Objective: To present the technique of arthroscopy-assisted anterior cruciate ligament (ACL) reconstruction in children with complete ACL rupture.
Indications: The indications for surgery are intraligamentous ruptures of the ACL with persistent signs and symptoms due to instability in spite of a minimum 6-month trial with conservative management and reduction of sports activities. Other decision-making factors for surgery include secondary injuries to the menisci or limitation of daily activities due to the instability produced by the ACL rupture. The indication for surgical intervention has to be judged individually and carefully in younger children.
Contraindications: Poor compliance on the part of the patient to participate in postoperative rehabilitation. Overexpectations regarding the surgical outcome (ability to participate in professional sports without limitations). Younger age of the patient (Tanner stage 2 or younger maturity), without trial of conservative treatment over a period of 6 months. ACL rupture at the bone-ligament region (tibial or femoral), partial rupture or lengthening of the ACL without rupture; in these instances, the instability may improve with growth.
Surgical technique: Diagnostic arthroscopy to evaluate the knee joint and to identify associated or secondary injuries to the menisci and articular cartilage. If possible, these injuries should be addressed in the same surgical session. Preparation and stripping of the semitendinosus tendon using a tendon stripper. The technique used is transepiphyseal with extraosseous fixation. Depending on the thickness, the semitendinosus tendon is either tripled or quadrupled and prepared for transplantation. Single-canal technique. The diameter of the canal has to be selected depending on the size of the child's knee (usually between 6-8 mm). The tendon transplant is placed such that the canal is also filled with the tendon in the epiphyseal part (tendon transplant length usually 7 cm). Tibial canal entry medial to the tibial tuberosity, entering the joint at the level of the anterior horn of lateral meniscus in the intercondylar notch. Optimal positioning confirmed by an intraoperative negative impingement test of the guiding pin before drilling. Femoral canal entry placed at the 10:00-10:30 o'clock position on the right side, and 01:30-02:00 o'clock position on the left side. Care must be taken to avoid injury to the perichondral ring. In younger children (Tanner stage 3 or lower), avoidance of fixation material transfixing the epiphysis - femoral fixation performed using endobutton and tibial fixation with the Suture-disc. In older children (Tanner stage 4 or above) alternative fixation methods are possible (interference screw). The fixation of the ACL tendon transplant is such that reconstruction is in minimal tension in 30 degrees flexion.

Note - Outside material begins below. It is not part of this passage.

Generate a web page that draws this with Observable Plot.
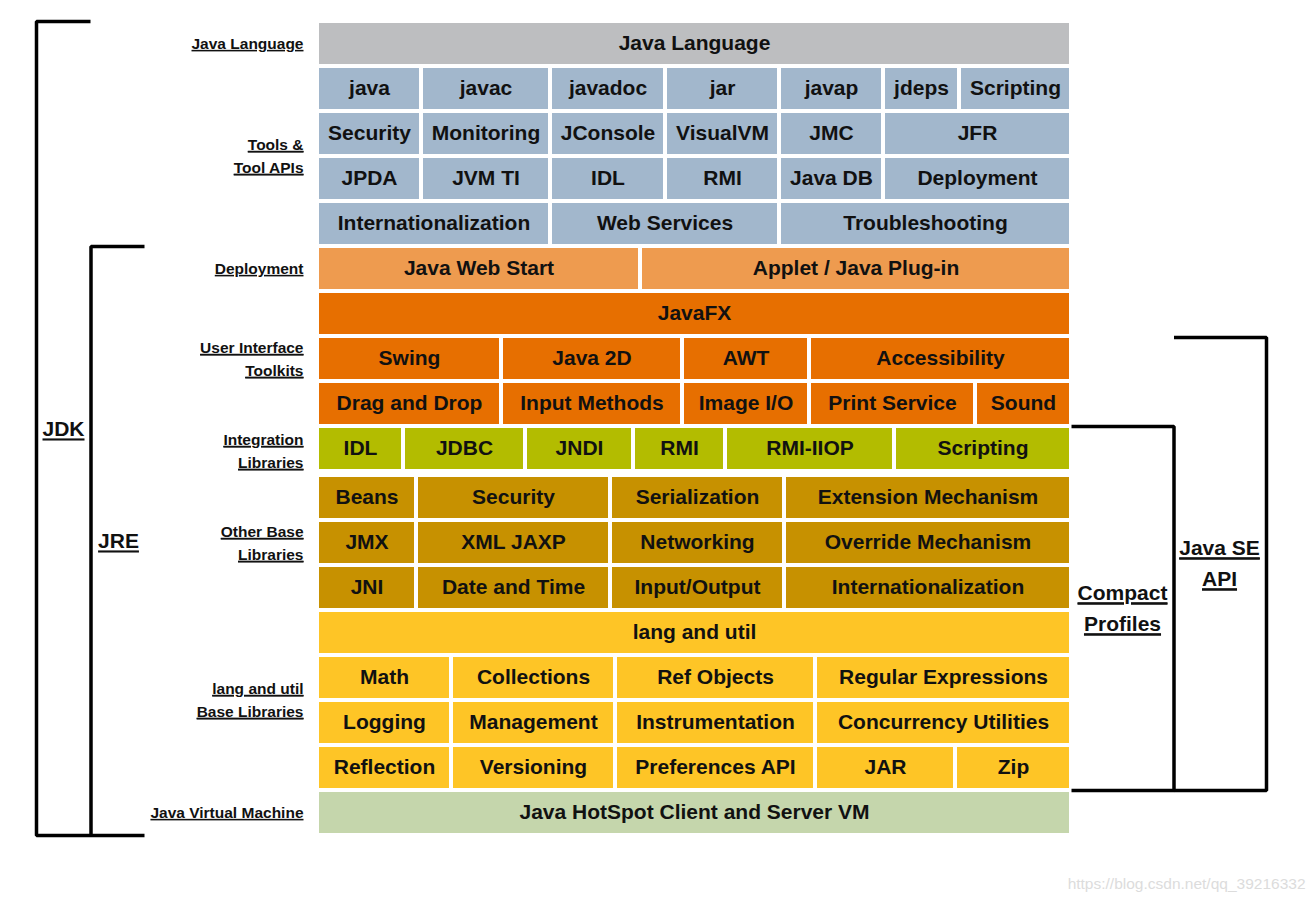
<!DOCTYPE html>
<html>
<head>
<meta charset="utf-8">
<script src="https://cdn.jsdelivr.net/npm/d3@7"></script>
<script src="https://cdn.jsdelivr.net/npm/@observablehq/plot@0.6"></script>
<style>
  html, body { margin: 0; padding: 0; background: #fff; }
  g[aria-description="underlined"] text, g[aria-description="underlined"] tspan { text-decoration: underline; }
</style>
</head>
<body>
<div id="chart"></div>
<script>
// ---- Data ----
const layerNames = ["Java Language", "Tools & Tool APIs", "Deployment", "User Interface Toolkits",
  "Integration Libraries", "Other Base Libraries", "lang and util Base Libraries", "Java Virtual Machine"];
const layerColors = ["#bdbec0", "#a2b7cc", "#ee9b4f", "#e76f00", "#b3bc00", "#c79100", "#fec526", "#c5d6ac"];

// row top edges (diagram units) and the layer each row belongs to
const rowTops = [23, 68, 113, 158, 203, 248, 293, 338, 383, 428, 477, 522, 567, 612, 657, 702, 747, 792];
const rowHeight = 41;
const rowLayer = [0, 1, 1, 1, 1, 2, 3, 3, 3, 4, 5, 5, 5, 6, 6, 6, 6, 7];

// each row: [label, start, end]
const rowCells = [
  [["Java Language", 319, 1069]],
  [["java", 319, 419], ["javac", 423, 548], ["javadoc", 552, 663], ["jar", 667, 777], ["javap", 781, 881], ["jdeps", 885, 957], ["Scripting", 961, 1069]],
  [["Security", 319, 419], ["Monitoring", 423, 548], ["JConsole", 552, 663], ["VisualVM", 667, 777], ["JMC", 781, 881], ["JFR", 885, 1069]],
  [["JPDA", 319, 419], ["JVM TI", 423, 548], ["IDL", 552, 663], ["RMI", 667, 777], ["Java DB", 781, 881], ["Deployment", 885, 1069]],
  [["Internationalization", 319, 548], ["Web Services", 552, 777], ["Troubleshooting", 781, 1069]],
  [["Java Web Start", 319, 638], ["Applet / Java Plug-in", 642, 1069]],
  [["JavaFX", 319, 1069]],
  [["Swing", 319, 499], ["Java 2D", 503, 680], ["AWT", 684, 807], ["Accessibility", 811, 1069]],
  [["Drag and Drop", 319, 499], ["Input Methods", 503, 680], ["Image I/O", 684, 807], ["Print Service", 811, 973], ["Sound", 977, 1069]],
  [["IDL", 319, 401], ["JDBC", 405, 523], ["JNDI", 527, 631], ["RMI", 635, 723], ["RMI-IIOP", 727, 892], ["Scripting", 896, 1069]],
  [["Beans", 319, 414], ["Security", 418, 608], ["Serialization", 612, 782], ["Extension Mechanism", 786, 1069]],
  [["JMX", 319, 414], ["XML JAXP", 418, 608], ["Networking", 612, 782], ["Override Mechanism", 786, 1069]],
  [["JNI", 319, 414], ["Date and Time", 418, 608], ["Input/Output", 612, 782], ["Internationalization", 786, 1069]],
  [["lang and util", 319, 1069]],
  [["Math", 319, 449], ["Collections", 453, 613], ["Ref Objects", 617, 813], ["Regular Expressions", 817, 1069]],
  [["Logging", 319, 449], ["Management", 453, 613], ["Instrumentation", 617, 813], ["Concurrency Utilities", 817, 1069]],
  [["Reflection", 319, 449], ["Versioning", 453, 613], ["Preferences API", 617, 813], ["JAR", 817, 953], ["Zip", 957, 1069]],
  [["Java HotSpot Client and Server VM", 319, 1069]]
];

// left-side layer labels: [text, right edge, centre]
const sideLabels = [
  ["Java Language", 303, 43],
  ["Tools &\nTool APIs", 303, 155.5],
  ["Deployment", 303, 268],
  ["User Interface\nToolkits", 303, 358.5],
  ["Integration\nLibraries", 303, 450.5],
  ["Other Base\nLibraries", 303, 542.5],
  ["lang and util\nBase Libraries", 303, 699.5],
  ["Java Virtual Machine", 303, 812]
];

// bracket groups: name, label position, path vertices
const bracketNames = ["JDK", "JRE", "Compact\nProfiles", "Java SE\nAPI"];
const bracketLabelPos = [[63, 429], [118, 541], [1122, 608.5], [1219, 563.5]];
const bracketPaths = [
  [[90, 21], [36, 21], [36, 835], [144, 835]],
  [[144, 246], [90.5, 246], [90.5, 835]],
  [[1071, 426], [1173.5, 426], [1173.5, 790], [1071, 790]],
  [[1173.5, 337], [1266, 337], [1266, 790], [1173.5, 790]]
];

const watermark = "https://blog.csdn.net/qq_39216332";

// ---- Build tables ----
const cells = rowCells.flatMap((row, i) => row.map(([label, x1, x2]) => ({
  label, x1, x2, y1: rowTops[i], y2: rowTops[i] + rowHeight, color: layerColors[rowLayer[i]]
})));
const sides = sideLabels.map(([text, x, y]) => ({text, x, y}));
const bracketLabels = bracketNames.map((text, i) => ({text, x: bracketLabelPos[i][0], y: bracketLabelPos[i][1]}));
const bracketPts = bracketPaths.flatMap((p, i) => p.map(([x, y]) => ({g: i, x, y})));

const font = "Liberation Sans, Arial, Helvetica, sans-serif";

const chart = Plot.plot({
  width: 1314,
  height: 902,
  margin: 0,
  x: {domain: [0, 1314], range: [0, 1314], axis: null},
  y: {domain: [0, 902], range: [0, 902], axis: null},
  style: {fontFamily: font, background: "#fff"},
  marks: [
    Plot.rect(cells, {x1: "x1", x2: "x2", y1: "y1", y2: "y2", fill: "color"}),
    Plot.text(cells, {x: d => (d.x1 + d.x2) / 2, y: d => (d.y1 + d.y2) / 2, text: "label", dy: -1,
      fontSize: 21, fontWeight: "bold", fill: "#111", fontFamily: font}),
    Plot.text(sides, {x: "x", y: "y", text: "text", textAnchor: "end", fontSize: 15.5, fontWeight: "bold", dy: -2,
      fill: "#111", lineHeight: 1.48, fontFamily: font, ariaDescription: "underlined"}),
    Plot.line(bracketPts, {x: "x", y: "y", z: "g", stroke: "#000", strokeWidth: 3.5,
      strokeLinejoin: "miter", strokeLinecap: "butt", curve: "linear"}),
    Plot.text(bracketLabels, {x: "x", y: "y", text: "text", fontSize: 21, fontWeight: "bold", dy: -3,
      fill: "#111", lineHeight: 1.476, fontFamily: font, ariaDescription: "underlined"}),
    Plot.text([watermark], {x: 1305, y: 884, text: d => d, textAnchor: "end", fontSize: 15.5,
      fill: "#dcdcdc", fontFamily: font})
  ]
});
document.getElementById("chart").appendChild(chart);
</script>
</body>
</html>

Postoperative management: Postoperative treatment regimen in the first 6 weeks after surgery depends on the extent of additive surgeries (menisci, chondral injuries) performed in the same sitting. In the absence of associated injuries, weight bearing is gradually increased with the aim of achieving full weight bearing at the end of the 1st postoperative week. In case of additional meniscal sutures, knee flexion is restricted to 60 degrees maximum and non-weight bearing for 4 weeks is advised. Postoperative mobilization is performed using an adjustable knee orthesis. Between 4-6 weeks postoperatively, the permitted flexion is gradually increased to a maximum of 90 degrees and partial weight bearing is started. Full weight bearing and free movements with muscle training are started after 6 weeks. Avoidance of weight transmission on the flexed and rotated knee until 12 weeks postoperatively. Start with sports activities under supervision after 6 months, trial with professional sports activities after 9 months.
Results: 57 children with remaining growth potential around the knee underwent ACL reconstruction using the semitendinosus tendon at the Pediatric Orthopedic Unit, Department of Pediatric Surgery, Graz, Austria, between 2002-2007. 45 patients received ACL reconstruction with associated meniscal injuries. The described endobutton technique for fixation of the transplant has been performed since 2006. As the patients are under follow-up, the long-term effects of this technique on growth around the knee are, to date, not known. 30 patients were operated before 2006 using the bioresorbable interference screw for fixation by ACL reconstruction with the semtendinosus tendon. All these patients were at Tanner stage 4 or older. 15 of these cases were evaluated after completion of growth, and all showed a good to excellent outcome in Tegner, Lysholm and IKDC (International Knee Documentation Committee) Scores without any growth disturbances.